You could sleep along the way, dream in black and white

Metropolis

In 2008, a 16mm print of Fritz Lang’s Metropolis was found in Buenos Aires that was significantly longer than any other version that currently exists. When the silent film debuted in Germany in 1927, it ran around two-and-a-half hours. As it trickled out to other theaters, it was continuously trimmed. By the time it made its debut in the States, it’s thought that a full hour had been excised from the film, and that’s the cut of Metropolis that was the standard for most of its history. A few scenes were added back for Giorgio Moroder’s odd, colorized, MTV music video version in 1984, and a more complete restoration followed in 2001, bringing the runtime to just over two hours. The find in Argentina included some twenty-five minutes of additional footage, most of it thought entirely unseen since original screenings nearly a century ago. The resulting reconstruction comes closer than ever before to the film that Lang first presented.

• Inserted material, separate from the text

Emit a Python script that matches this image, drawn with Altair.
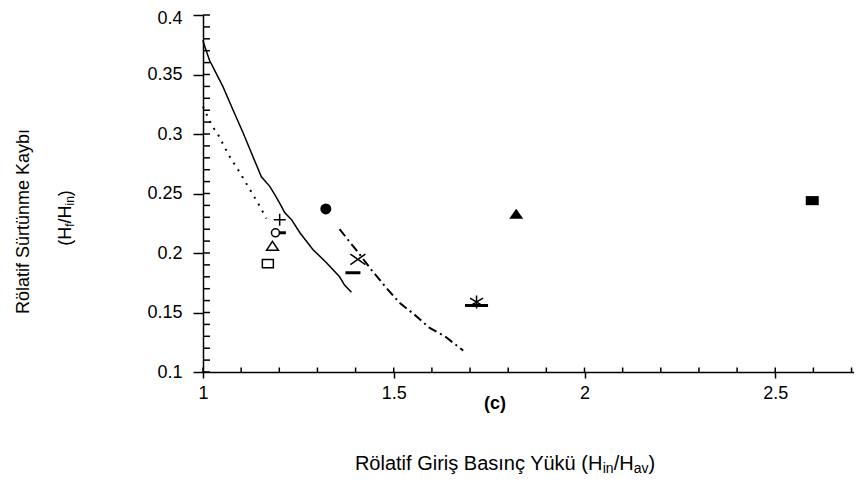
import altair as alt
import pandas as pd

# ---------------- data ----------------
solid_x = [1.000, 1.002, 1.017, 1.052, 1.079, 1.105, 1.127, 1.153, 1.175, 1.192, 1.206, 1.214,
           1.232, 1.254, 1.288, 1.323, 1.358, 1.371, 1.389]
solid_y = [0.379, 0.376, 0.362, 0.340, 0.320, 0.301, 0.284, 0.264, 0.256, 0.247, 0.239, 0.234,
           0.228, 0.217, 0.203, 0.192, 0.180, 0.173, 0.167]

dotted_x = [1.000, 1.013, 1.025, 1.037, 1.068, 1.092, 1.118, 1.144, 1.166]
dotted_y = [0.323, 0.314, 0.306, 0.301, 0.282, 0.270, 0.256, 0.242, 0.229]

dashdot_x = [1.358, 1.384, 1.402, 1.441, 1.485, 1.516, 1.555, 1.594, 1.634, 1.682]
dashdot_y = [0.220, 0.2095, 0.2025, 0.186, 0.169, 0.158, 0.148, 0.137, 0.130, 0.118]

marker_kind = ["filled_circle", "plus", "open_circle", "small_dash", "open_triangle",
               "open_square", "cross", "dash", "asterisk", "wide_dash",
               "filled_triangle", "filled_rect"]
marker_x = [1.322, 1.201, 1.190, 1.208, 1.182, 1.170, 1.406, 1.393, 1.717, 1.717, 1.821, 2.597]
marker_y = [0.237, 0.228, 0.217, 0.217, 0.206, 0.191, 0.1947, 0.1834, 0.1588, 0.1559, 0.233, 0.244]

x_tick_labels = [1, 1.5, 2, 2.5]
y_tick_labels = [0.1, 0.15, 0.2, 0.25, 0.3, 0.35, 0.4]

x_title_pieces = [("Rölatif Giriş Basınç Yükü (H", 0), ("in", 1), ("/H", 0), ("av", 1), (")", 0)]
y_title_line1 = "Rölatif Sürtünme Kaybı"
y_title_pieces = [("(H", 0), ("f", 1), ("/H", 0), ("in", 1), (")", 0)]
panel_label = "(c)"

# ---------------- layout ----------------
W, H = 651, 357
FONT = "Liberation Sans"
xs = alt.Scale(domain=[1.0, 1.0 + W / 381.5], nice=False, zero=False)
ys = alt.Scale(domain=[0.1, 0.4], nice=False, zero=False)

ARIAL = {'R': 722, 'ö': 556, 'l': 222, 'a': 556, 't': 278, 'i': 222, 'f': 278, ' ': 278,
         'G': 778, 'r': 333, 'ş': 500, 'B': 667, 's': 500, 'ı': 278, 'n': 556, 'ç': 500,
         'Y': 667, 'ü': 556, 'k': 500, '(': 333, 'H': 722, '/': 278, ')': 333, 'S': 667,
         'm': 833, 'e': 556, 'K': 667, 'y': 500, 'b': 556, 'v': 500, 'c': 500}


def tw(s, fs):
    return sum(ARIAL.get(ch, 556) for ch in s) * fs / 1000.0


xaxis = alt.Axis(values=x_tick_labels, format="~g", tickSize=6, tickWidth=1.5, tickColor="black",
                 domainColor="black", domainWidth=1.5, labelFontSize=18, labelFont=FONT,
                 labelColor="black", labelPadding=6, grid=False, title=None, labelFlush=False)
yaxis = alt.Axis(values=y_tick_labels, format="~g", tickSize=10, tickWidth=1.5, tickColor="black",
                 domainColor="black", domainWidth=1.5, labelFontSize=18, labelFont=FONT,
                 labelColor="black", labelPadding=11, grid=False, title=None, labelFlush=False,
                 labelOffset={"condition": {"test": "datum.value >= 0.399", "value": 3}, "value": 0})


def X(field):
    return alt.X(field, scale=xs, axis=xaxis)


def Y(field):
    return alt.Y(field, scale=ys, axis=yaxis)


layers = []

solid_df = pd.DataFrame({"x": solid_x, "y": solid_y, "o": range(len(solid_x))})
layers.append(
    alt.Chart(solid_df).mark_line(color="black", strokeWidth=1.5).encode(
        x=X("x:Q"), y=Y("y:Q"), order="o:Q")
)

dotted_df = pd.DataFrame({"x": dotted_x, "y": dotted_y, "o": range(len(dotted_x))})
layers.append(
    alt.Chart(dotted_df).mark_line(color="black", strokeWidth=2, strokeDash=[2, 6]).encode(
        x=X("x:Q"), y=Y("y:Q"), order="o:Q")
)

dashdot_df = pd.DataFrame({"x": dashdot_x, "y": dashdot_y, "o": range(len(dashdot_x))})
layers.append(
    alt.Chart(dashdot_df).mark_line(color="black", strokeWidth=2, strokeDash=[9, 4, 2, 4]).encode(
        x=X("x:Q"), y=Y("y:Q"), order="o:Q")
)

# inner (minor) ticks
y_minor = [round(0.1 + 0.01 * i, 2) for i in range(31)]
x_minor = [round(1.0 + 0.1 * i, 1) for i in range(18)]
layers.append(
    alt.Chart(pd.DataFrame({"y": y_minor})).mark_rule(color="black", strokeWidth=1.5).encode(
        y=Y("y:Q"), x=alt.value(0), x2=alt.value(7))
)
layers.append(
    alt.Chart(pd.DataFrame({"x": x_minor})).mark_rule(color="black", strokeWidth=1.5).encode(
        x=X("x:Q"), y=alt.value(H), y2=alt.value(H - 4.5))
)

# markers
styles = {
    "filled_circle": dict(shape="circle", filled=True, size=121),
    "plus": dict(shape="M-1,0H1M0,-1V1", filled=False, size=144, strokeWidth=1.5),
    "open_circle": dict(shape="circle", filled=False, size=64, strokeWidth=1.5),
    "small_dash": dict(shape="M-1,0H1", filled=False, size=49, strokeWidth=3),
    "open_triangle": dict(shape="M-1,0.75L0,-0.75L1,0.75Z", filled=False, size=144, strokeWidth=1.5),
    "open_square": dict(shape="M-1,-0.75H1V0.75H-1Z", filled=False, size=121, strokeWidth=1.5),
    "cross": dict(shape="M-1,-0.7L1,0.7M-1,0.7L1,-0.7", filled=False, size=225, strokeWidth=1.5),
    "dash": dict(shape="M-1,0H1", filled=False, size=225, strokeWidth=3),
    "asterisk": dict(shape="M0,-1V1M-1,-0.6L1,0.6M-1,0.6L1,-0.6", filled=False, size=169, strokeWidth=1.5),
    "wide_dash": dict(shape="M-1,0H1", filled=False, size=529, strokeWidth=3),
    "filled_triangle": dict(shape="M-1,0.7L0,-0.7L1,0.7Z", filled=True, size=196),
    "filled_rect": dict(shape="M-1,-0.7H1V0.7H-1Z", filled=True, size=169),
}
mk_df = pd.DataFrame({"kind": marker_kind, "x": marker_x, "y": marker_y})
for kind, st in styles.items():
    props = dict(st)
    if props["filled"]:
        props.update(fill="black", color="black")
    else:
        props.update(stroke="black", color="black")
    layers.append(
        alt.Chart(mk_df).transform_filter(alt.datum.kind == kind)
        .mark_point(opacity=1, **props)
        .encode(x=X("x:Q"), y=Y("y:Q"))
    )


def text_layer(t, px, py, **kw):
    return alt.Chart(pd.DataFrame({"t": [t]})).mark_text(font=FONT, color="black", **kw).encode(
        text="t:N", x=alt.value(px), y=alt.value(py))


# x title (horizontal, with subscripts)
FS_M, FS_S = 20, 14
total = sum(tw(t, FS_S if s else FS_M) for t, s in x_title_pieces)
cx = 505 - 203
base = 470 - 15
cur = cx - total / 2
for t, s in x_title_pieces:
    fs = FS_S if s else FS_M
    layers.append(text_layer(t, cur, base + (3 if s else 0), fontSize=fs, align="left",
                             baseline="alphabetic"))
    cur += tw(t, fs)

# y title line 1
layers.append(text_layer(y_title_line1, 24 - 203, 221.5 - 15, fontSize=18, angle=270,
                         align="center", baseline="middle"))
# y title line 2 (rotated, with subscripts)
FS_M2, FS_S2 = 18, 12
total2 = sum(tw(t, FS_S2 if s else FS_M2) for t, s in y_title_pieces)
cy = 218 - 15
cur = cy + total2 / 2
for t, s in y_title_pieces:
    fs = FS_S2 if s else FS_M2
    layers.append(text_layer(t, 66 - 203 + (4 if s else 0), cur, fontSize=fs, angle=270,
                             align="left", baseline="middle"))
    cur -= tw(t, fs)

# panel label
layers.append(text_layer(panel_label, 495 - 203, 404 - 15, fontSize=18, fontWeight="bold",
                         align="center", baseline="middle"))

chart = alt.layer(*layers).properties(
    width=W, height=H,
    padding={"left": 195, "top": 7, "right": 0, "bottom": 106},
    autosize=alt.AutoSizeParams(type="none"),
    background="white",
).configure_view(stroke=None)

chart.save("out.html", embed_options={"renderer": "svg", "actions": False})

This new version demonstrates the limits of the restoration process. Since it was a badly damaged 16mm print, there was only so much that could be done to clean it up, and the difference is stark when the newly found sequences are held up next to previously existing restorations from better prints. Even with extensive work to improve the image, it’s still scratched up enough that it can seem as if those scenes are taking place in a heavy downpour. A handy side effect is that it’s always easy to determine which portions have been reinserted, meaning which part of the story have been absent for decades. In a way, it changes the experience of watching Metropolis into an academic exercise, constantly inviting consideration of how a movie can be trimmed down like a slab of meat hanging in the back of a butcher shop. Most of the cuts simply tightened scenes to their bare essentials. It doesn’t make the case for this approach, exactly, but it does illustrate how much can be shoved aside while still maintaining the basic meaning of scene. Pacing is an important component of a filmmaker’s craft too, and the sort of aggressive scissors attack evident here causes a different sort of damage, but there are lengthy passages of the film with judicious trims that the point-to-point story details are maintained.

Probably the most significant subplot restored centers on a reedy thug dispatched to keep tabs on the film’s privileged insurrectionist hero. Nearly every moment he’s on screen seemingly springs from that Buenos Aires print. But I think the most fascinating portion involves a small army of children being rescued from the flooding of an underground city. In other cuts, they simply stampede up a stairwell to freedom, but in this restored version they encounter a locked gate at the top of the stairs that makes the situation far more harrowing and requires some derring do on the part of the hero. In some ways, it’s a slight change, but it makes a world of difference.

Of course, Metropolis is more than a vessel to admire the craft of reconstruction, or a tutorial on the narrative-shifting capabilities of edits. It’s an incredible striking visual feast. The political rabble-rousing of the film is fun to watch, but its the amazing design that Lang applies throughout that’s most thrilling. The landscapes of the futuristic city, and its industrial inner working, are jaw-dropping feats of imagination perfectly realized. Millions of dollars worth of CGI could be thrown at recreating the shots in this film, and it would never come close to matching the impact. There’s a thoughtful approach to visual storytelling that seems like it’s being lost in modern filmmaking. Obviously, it was more of a necessity in the silent era, but the advent of sound didn’t make it obsolete, something that seems to be understood less with every passing generation of directors. Metropolis is more than a museum piece; it’s a sterling example of how movies are supposed to work, of how film can be its own art form. That’s a big boast, but the proof is in the frames, those that have been recently recovered, as well as the ones that have been there all along.